Eliza Ozheshko was a trailblazing Polish novelist and a leading writer of the Positivist period. In the early 1900s, she was twice nominated for a Noble Prize in literature.
Background
Eliza Ozheshko, née Eliza Pawłowska, was born to a noble Pawlowski family on June 6, 1841 in Milkowszczyzna village. She was the younger daughter of the advocate Benedykt Pawlowski and his second wife Franciszka. Her father had a large library, full of works by Enlightenment writers and collection of art works. He died when Eliza was 3 years old. The family moved to Grodno. Since that time, she was brought up only by women: her mother, grandmother, older sister Klementyna and a nurse. Eliza read a lot and wrote stories.
Education
From 1852 to 1857 she studied at Warsaw classical gymnasium.
Career
In May 1857, Eliza returned to Milkowszczyzna where she met her first husband Piotr Ozheshko, a Polish nobleman twice her own age. Together with her husband’s younger brother Florian she organized a school for boys at Ludwinowa. Her marriage was unsuccessful, largely because Orzeszko not only was passionately and actively pro-independence but also sought the emancipation of the serfs.

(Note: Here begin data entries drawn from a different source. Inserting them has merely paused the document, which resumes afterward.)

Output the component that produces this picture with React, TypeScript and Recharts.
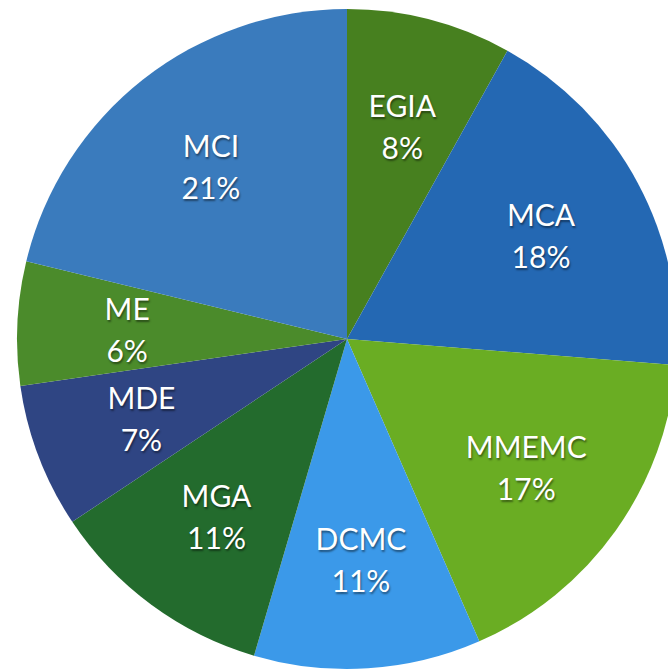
import React from 'react';
import { PieChart, Pie, Cell } from 'recharts';

const categories = ['EGIA', 'MCA', 'MMEMC', 'DCMC', 'MGA', 'MDE', 'ME', 'MCI'];
const shares = [8, 18, 17, 11, 11, 7, 6, 21];
const colors = ['#47801f', '#2468b3', '#6aad23', '#3b99e9', '#236b2d', '#2f4583', '#4b8b2b', '#3a7bbd'];

const data = categories.map((name, i) => ({ name, value: shares[i] }));

const RAD = Math.PI / 180;

const renderLabel = (props: any) => {
  const { cx, cy, midAngle, outerRadius, name, value } = props;
  const r = outerRadius * 0.667;
  const x = cx + r * Math.cos(-midAngle * RAD);
  const y = cy + r * Math.sin(-midAngle * RAD);
  const style = {
    fontFamily: 'Lato, "Open Sans", sans-serif',
    fontSize: 30,
    fontWeight: 400,
    fill: '#ffffff',
    textShadow: '1px 2px 2px rgba(0,0,0,0.45)',
  } as React.CSSProperties;
  return (
    <g>
      <text x={x} y={y - 21} textAnchor="middle" dominantBaseline="central" style={style}>
        {name}
      </text>
      <text x={x} y={y + 21} textAnchor="middle" dominantBaseline="central" style={style}>
        {value}%
      </text>
    </g>
  );
};

export default function App() {
  return (
    <div style={{ position: 'absolute', left: 0, top: 0, width: 668, height: 670, background: '#ffffff' }}>
      <PieChart width={668} height={670} margin={{ top: 0, right: 0, bottom: 0, left: 0 }}>
        <Pie
          data={data}
          dataKey="value"
          nameKey="name"
          cx={347}
          cy={339}
          outerRadius={330}
          startAngle={90}
          endAngle={-270}
          stroke="none"
          labelLine={false}
          label={renderLabel}
          isAnimationActive={false}
        >
          {data.map((d, i) => (
            <Cell key={d.name} fill={colors[i]} />
          ))}
        </Pie>
      </PieChart>
    </div>
  );
}
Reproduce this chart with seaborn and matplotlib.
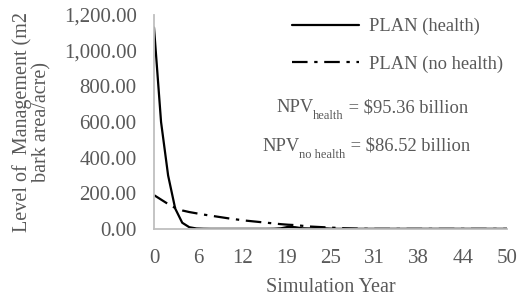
import matplotlib
matplotlib.use("Agg")
import matplotlib.pyplot as plt
import seaborn as sns
import pandas as pd

# simulation years 0..50
years = list(range(51))
health = [1130, 600, 300, 115, 35, 10, 3, 1.5, 1, 1,
          1, 1, 1, 1, 1, 1, 1, 1.5, 4, 12,
          10, 4, 3, 5, 4, 2, 1, 1, 1, 1,
          1, 1, 1, 1, 1, 1, 1, 1, 1, 1,
          1, 1, 1, 1, 1, 1, 1, 1, 1, 1, 1]
no_health = [190, 165, 140, 118, 104, 95, 88, 81, 75, 69,
             63, 57, 52, 47, 43, 39, 35, 31, 27, 24,
             22, 18, 14, 12, 10, 8, 6, 4, 3, 2,
             1, 0.5, 0.5, 0.5, 0.5, 0.5, 0.5, 0.5, 0.5, 0.5,
             0.5, 0.5, 0.5, 0.5, 0.5, 0.5, 0.5, 0.5, 0.5, 0.5, 0.5]
series_names = ["PLAN (health)", "PLAN (no health)"]
x_ticks = [0, 6.25, 12.5, 18.75, 25, 31.25, 37.5, 43.75, 50]
x_tick_labels = ["0", "6", "12", "19", "25", "31", "38", "44", "50"]
y_ticks = [0, 200, 400, 600, 800, 1000, 1200]
npv_labels = ["health", "no health"]
npv_values = [95.36, 86.52]

df = pd.DataFrame({"year": years, series_names[0]: health, series_names[1]: no_health})

sns.set_style("white")
plt.rcParams["font.family"] = ["Liberation Serif", "DejaVu Serif"]

grey_axis = "#BFBFBF"
grey_text = "#595959"
W, H = 517, 299

fig = plt.figure(figsize=(5.17, 2.99), dpi=100)
ax = fig.add_axes([154 / W, 70 / H, 353 / W, 214 / H])

sns.lineplot(data=df, x="year", y=series_names[0], ax=ax, color="black",
             linewidth=1.6, label=series_names[0])
sns.lineplot(data=df, x="year", y=series_names[1], ax=ax, color="black",
             linewidth=1.6, label=series_names[1])
ax.lines[1].set_dashes((7, 3, 1.5, 3))

ax.set_xlim(0, 50)
ax.set_ylim(0, 1200)
ax.set_xticks(x_ticks)
ax.set_xticklabels(x_tick_labels)
ax.set_yticks(y_ticks)
ax.set_yticklabels([f"{v:,.2f}" for v in y_ticks])

for side in ["top", "right"]:
    ax.spines[side].set_visible(False)
for side in ["left", "bottom"]:
    ax.spines[side].set_color(grey_axis)
    ax.spines[side].set_linewidth(1.3)
ax.tick_params(axis="both", direction="inout", length=7, width=1.1,
               color=grey_axis, labelcolor=grey_text, labelsize=15)
ax.tick_params(axis="x", pad=11)
ax.tick_params(axis="y", pad=9)

ax.set_xlabel("Simulation Year", fontsize=14.5, color=grey_text, labelpad=7)
ax.set_ylabel("Level of  Management (m2\nbark area/acre)", fontsize=14.5,
              color=grey_text, labelpad=9, linespacing=1.0)

leg = ax.legend(loc="upper left", bbox_to_anchor=(292 / W, 1 - 18 / H),
                bbox_transform=fig.transFigure, frameon=False, fontsize=13.3,
                handlelength=3.65, handletextpad=0.5, labelspacing=1.1,
                borderpad=0, borderaxespad=0)
for t in leg.get_texts():
    t.set_color(grey_text)

# NPV annotations: main text, lowered small subscript, then the value
renderer = fig.canvas.get_renderer()
npv_pos = [(276, 112), (262, 151)]  # left edge, baseline (pixels from top)
for (px, py), name, val in zip(npv_pos, npv_labels, npv_values):
    x = px
    for txt, size, drop in [("NPV", 13.3, 0), (name, 9, 7),
                            (f" = ${val:.2f} billion", 13.3, 0)]:
        t = fig.text(x / W, 1 - (py + drop) / H, txt, ha="left", va="baseline",
                     fontsize=size, color=grey_text)
        x += t.get_window_extent(renderer).width

fig.savefig("out.png", dpi=100)
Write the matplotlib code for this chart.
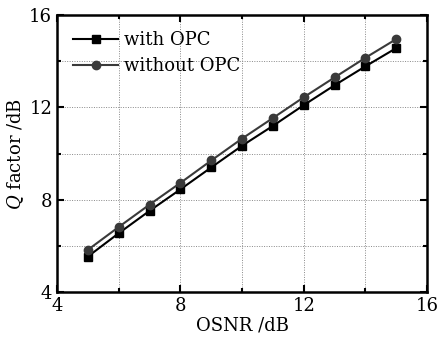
import matplotlib
matplotlib.use('Agg')
import matplotlib.pyplot as plt
from matplotlib.ticker import MultipleLocator

plt.rcParams['font.family'] = ['DejaVu Serif']
plt.rcParams['mathtext.fontset'] = 'dejavuserif'

osnr = [5, 6, 7, 8, 9, 10, 11, 12, 13, 14, 15]
q_with = [5.54, 6.55, 7.52, 8.45, 9.4, 10.34, 11.2, 12.1, 12.96, 13.78, 14.57]
q_without = [5.83, 6.82, 7.79, 8.73, 9.7, 10.65, 11.54, 12.44, 13.3, 14.15, 14.96]

fig = plt.figure(figsize=(4.39, 3.42), dpi=100)
ax = fig.add_axes([0.130, 0.146, 0.843, 0.810])

ax.plot(osnr, q_with, color='black', lw=1.5, marker='s', ms=5.5, label='with OPC')
ax.plot(osnr, q_without, color='#3a3a3a', lw=1.5, marker='o', ms=6, label='without OPC')

ax.set_xlim(4, 16)
ax.set_ylim(4, 16)
ax.xaxis.set_major_locator(MultipleLocator(4))
ax.yaxis.set_major_locator(MultipleLocator(4))
ax.xaxis.set_minor_locator(MultipleLocator(2))
ax.yaxis.set_minor_locator(MultipleLocator(2))
ax.grid(True, which='both', ls=(0, (1, 1.5)), color='#888888', lw=0.7)
ax.tick_params(which='both', direction='in', top=True, right=True, labelsize=13, width=1.5)
ax.tick_params(which='major', length=5)
ax.tick_params(which='minor', length=3)
for s in ax.spines.values():
    s.set_linewidth(1.8)

ax.set_xlabel('OSNR /dB', fontsize=13, labelpad=1)
ax.set_ylabel('$Q$ factor /dB', fontsize=13, labelpad=2)

ax.legend(loc='upper left', frameon=False, fontsize=13, handlelength=2.5,
          borderaxespad=0.5, labelspacing=0.45, handletextpad=0.3)

fig.savefig('out.png', dpi=100)
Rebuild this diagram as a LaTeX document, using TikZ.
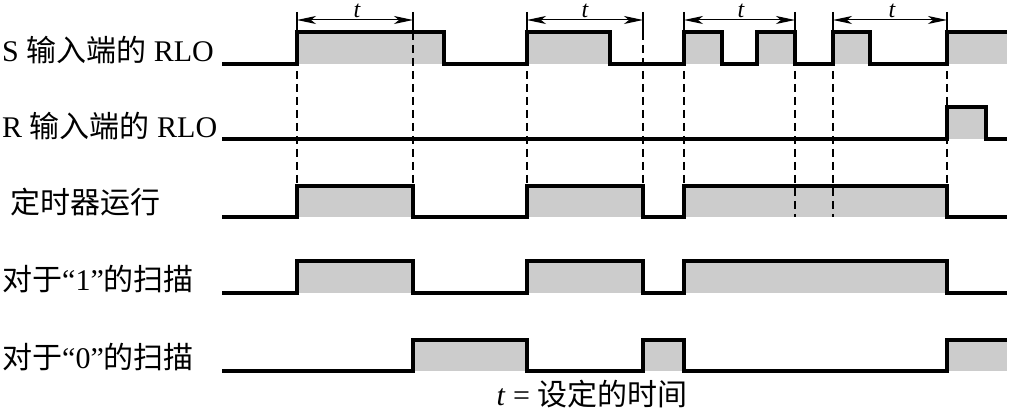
\documentclass[tikz,border=0pt]{standalone}
\usepackage{fontspec}
\setmainfont{Liberation Serif}
\newfontfamily\cjk{Noto Sans CJK SC}
\usetikzlibrary{arrows.meta}
\begin{document}
\begin{tikzpicture}[x=1pt,y=-1pt,
  wave/.style={line width=3.3pt, line join=miter},
  hi/.style={fill=black!20, draw=none},
  guide/.style={line width=1.3pt, dash pattern=on 8pt off 5pt},
  ext/.style={line width=1.3pt},
  dim/.style={line width=1pt, {Stealth[length=19pt,width=8pt,inset=5pt]}-{Stealth[length=19pt,width=8pt,inset=5pt]}},
  lab/.style={font=\fontsize{30}{30}\selectfont, inner sep=0pt, anchor=base west},
  tlab/.style={font=\fontsize{24}{24}\selectfont\itshape, inner sep=0pt, anchor=base},
]
\useasboundingbox (0,0) rectangle (1009,411);

% gray fills
\foreach \a/\b in {297/444,527/610,684/722,757/795,833/870,947/1007}
  \fill[hi] (\a,32) rectangle (\b,64);
\fill[hi] (947,107) rectangle (986,139);
\foreach \a/\b in {297/413,527/643,684/947}{
  \fill[hi] (\a,186) rectangle (\b,217);
  \fill[hi] (\a,261) rectangle (\b,293);}
\foreach \a/\b in {413/527,643/684,947/1007}
  \fill[hi] (\a,340) rectangle (\b,371);

% guide lines
\foreach \x/\e in {297/186,413/186,527/186,643/186,684/186,795/217,833/217,947/186}{
  \draw[ext] (\x,12) -- (\x,32);
  \draw[guide] (\x,32) -- (\x,\e);}

% waveforms
\draw[wave] (222,64) -- (297,64) -- (297,32) -- (444,32) -- (444,64) -- (527,64) -- (527,32) -- (610,32) -- (610,64) -- (684,64) -- (684,32) -- (722,32) -- (722,64) -- (757,64) -- (757,32) -- (795,32) -- (795,64) -- (833,64) -- (833,32) -- (870,32) -- (870,64) -- (947,64) -- (947,32) -- (1007,32);
\draw[wave] (222,139) -- (947,139) -- (947,107) -- (986,107) -- (986,139) -- (1007,139);
\draw[wave] (222,217) -- (297,217) -- (297,186) -- (413,186) -- (413,217) -- (527,217) -- (527,186) -- (643,186) -- (643,217) -- (684,217) -- (684,186) -- (947,186) -- (947,217) -- (1007,217);
\draw[wave] (222,293) -- (297,293) -- (297,261) -- (413,261) -- (413,293) -- (527,293) -- (527,261) -- (643,261) -- (643,293) -- (684,293) -- (684,261) -- (947,261) -- (947,293) -- (1007,293);
\draw[wave] (222,371) -- (413,371) -- (413,340) -- (527,340) -- (527,371) -- (643,371) -- (643,340) -- (684,340) -- (684,371) -- (947,371) -- (947,340) -- (1007,340);

% dimension arrows
\coordinate (d1a) at (297,20); \coordinate (d1b) at (413,20);
\coordinate (d2a) at (527,20); \coordinate (d2b) at (643,20);
\coordinate (d3a) at (684,20); \coordinate (d3b) at (795,20);
\coordinate (d4a) at (833,20); \coordinate (d4b) at (947,20);
\draw[dim] (d1a) -- (d1b);
\draw[dim] (d2a) -- (d2b);
\draw[dim] (d3a) -- (d3b);
\draw[dim] (d4a) -- (d4b);
\node[tlab] (t1) at (357,17.5) {t};
\node[tlab] (t2) at (585,17.5) {t};
\node[tlab] (t3) at (741,17.5) {t};
\node[tlab] (t4) at (892,17.5) {t};

% labels
\node[lab] (ls) at (2,62) {S {\cjk 输入端的} RLO};
\node[lab] (lr) at (2,138) {R {\cjk 输入端的} RLO};
\node[lab] (lt) at (10,214) {\cjk 定时器运行};
\node[lab] (l1) at (2,291) {{\cjk 对于}“1”{\cjk 的扫描}};
\node[lab] (l0) at (2,369) {{\cjk 对于}“0”{\cjk 的扫描}};
\node[lab, anchor=base] (lt2) at (592,406) {\textit{t} = {\cjk 设定的时间}};
\end{tikzpicture}
\end{document}
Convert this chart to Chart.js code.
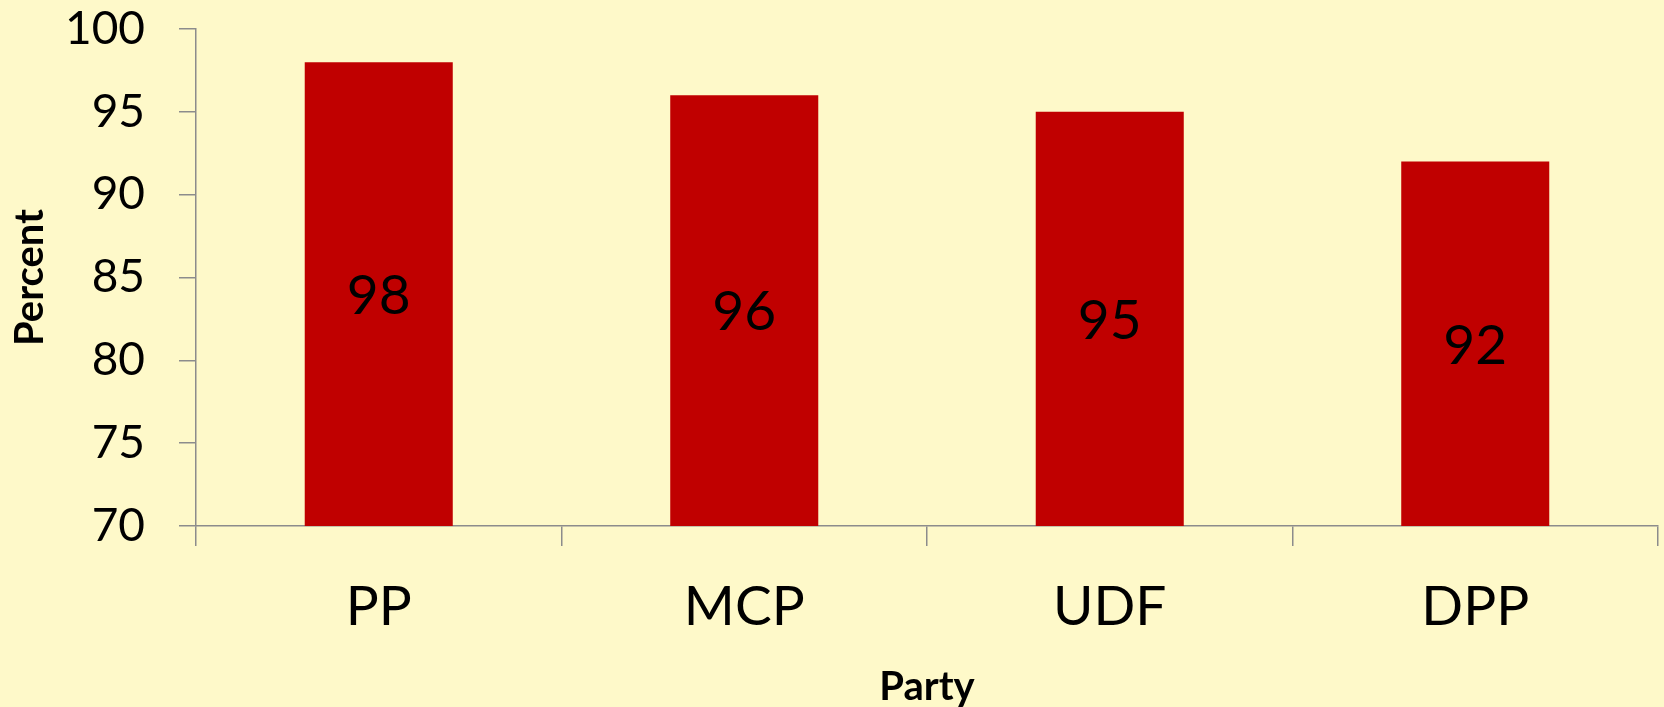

During the January Uprising of 1863, Ozhesko became liaison person of the Traugut’s unit on the territory of the Belarusian Polesia. She helped the rebels with medicine and food, created “women’s small legion”, the participants of which backed bread, did the washing and constantly kept in touch with the rebels.
After the uprising, she settled in Grodno, where in 1879 she opened a bookshop and publishing house. In 1878 she had published Meir Ezofowicz (the name of the protagonist), a novel that presented a lurid picture of Jewish life in a small town in Belarus and preached not so much tolerance as the assimilation of the Jewish community. The Russian authorities closed down her business in 1882, placing her under police surveillance for five years.
Eliza Ozhesko was actively engaged in cultural, educational and charitable activities in Grodno. She gave lectures on literature, organized literary evenings and special Christmas meetings for orphans. She created a free reading room in her house. Many representatives of the well-known scientists and public figures frequently visited her. After the great fire in Grodno of 1885, she organized help to the fire victims. She remarried in 1894, but her second husband died two years later.
Orzeszko’s well-known peasant novels include Dziurdziowie ("The Dziurdzia Family", 1885); which presented a shocking picture of the ignorance and superstition of poor farmers, and Cham ("The Boor", 1888) the tragic story of a humble fisherman’s love for a neurotic and sophisticated city girl. Considered Orzeszko’s masterpiece, Nad Niemnen ("On the Banks of the Niemen", 1888) depicts Polish society in Lithuania. Bene nati ("Wellborn"1892) describes the impoverished gentry of small villages.
Her literary works comprise around 30 novels, 120 sketches and short stories, a few dramas and dozens of articles on literary and social issues. She was repeatedly a top contender, with Leo Tolstoy, for Nobel Prize in literature.
Supported participants of the January Uprising of 1863.
Views
Ozheshko was passionately and actively pro-independence and sought the emancipation of the serfs.
Interests
Writers
Comte, Mill, Spencer and Darwin
Connections
She married at age 17 to a landowner Piotr Ozheshko, a Polish nobleman twice her own age. He was exiled to Siberia after the January Uprising of 1863. They were divorced in 1869. She married again in 1894, after a 30-year-long loving relationship with Stanislaw Nahorski who died 2 years later.
Eliza Ozheshko encouraged Jodkowski’s activities and allowed to use her personal library. She send him to Warsaw together with the recommendation letter.